My heart goes out to Williams-Bolar — whose wouldn't? A felony conviction and jail time for doing what it took to get her children a good education! And she's far from the only parent trying to break through the wall that stands between many low-income children of color and the education they need and deserve.
In Memphis, Tenn., African-American parents want their predominantly black, budget-strapped, low-performing schools folded into the largely white, better-funded public schools of surrounding Shelby County. Shelby County opposes the merger. In Washington, D.C., a group of black parents want Congress to continue a program of federally funded vouchers so that their children can attend private schools instead of having to go to underperforming D.C. public schools.
And who can forget the scenes in Waiting for "Superman," in which anxious parents and children wait on the results of a lottery that well send their children either to a high-performing public charter school or back to the public school from which they hope to escape? This is what we've come to: children's educational fate being adjudicated in court or subjected to the luck of the draw.
The real crime is that public school systems in Ohio, Tennessee, D.C. and elsewhere around the country are of such uneven quality that parents are forced to try to game the system to get their kids a good education. And it's especially wrong that the distribution of good and bad schools corresponds so closely to racial, ethnic and income-related population patterns: good schools in areas where higher-income white people predominate; poorer schools where lower-income people of color live.
Almost 60 years ago, when the Supreme Court ruled in Brown v. Board of Education that it was unconstitutional for black children to be relegated to bad schools, most of the nation grasped intuitively that segregation by race was not only unlawful but also wrong. But over the ensuing years, we have allowed public schools to be resegregated by allowing schools in areas where people of color live to deteriorate in quality and even physical integrity. And we have added insult to injury by allowing schools in low-income, predominantly white areas to lose ground as well.
For decades, we have recognized education segregation and inequality for the injustice that it is. Today the country is coming to understand that it is also an economic crisis. In a country whose population will be majority minority by midcentury, we will need to look to populations of color for our next generation of teachers, doctors, scientists, engineers and civic leaders. Yet those are the populations in whose education we stubbornly refuse to invest.

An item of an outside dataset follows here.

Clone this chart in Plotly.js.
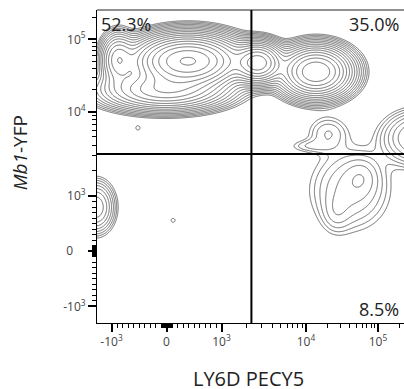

The investment we need to make is in part financial. State and local school systems that are doing the right thing — giving their children the education they need to graduate from high school ready to do college work — should be given the resources that will enable them to build on their success. That way, all the schools and all the children in their jurisdictions — not just a few — will benefit.
But finances are just part of it. In Akron and Memphis, we need to break down the barriers that, in effect, segregate schools by race, ethnicity and income levels. In another era, when people grew up, went to work and died close to where they were born, narrowly drawn educational boundaries might have made some sense. But those days are long gone.
Today we have a national college education system and a national — really an international — work force. Colleges and employers need to be able to count on their students and employees having at least a minimum, but still high, level of education and preparation.
Regional school choice — letting parents send their children to any public school in the area — would help. It would also help if Congress extended the Obama administration's Race to the Top program that incentivizes and rewards true education reform. Over time, the cumulative impact of such reforms will start to take education reform to scale.
But what about Williams-Bolar's daughters, and the children of Memphis, and the children whose numbers don't come up in charter-school lotteries? They need an education now. They can't wait for more charter-school vacancies to open up. They certainly can't wait for education reform to take root and spread to schools near them.
For their sake, we need to be prepared to bend. Private-school vouchers, for example, may not suit everybody's policy priorities; at best, they are almost certainly not capable of helping any sizable number of students. But if funds are available, and if they'll help even a few children, maybe they should be given a try.
And although no one advocates breaking the law, if parents find loopholes or work-arounds, or even bend the rules (as Williams-Bolar did, and as my mother did), to get their children a better education — not someday but today — perhaps simple justice demands that the law should let it pass.
Michael Lomax is president and CEO of the United Negro College Fund. He is a contributing editor for The Root.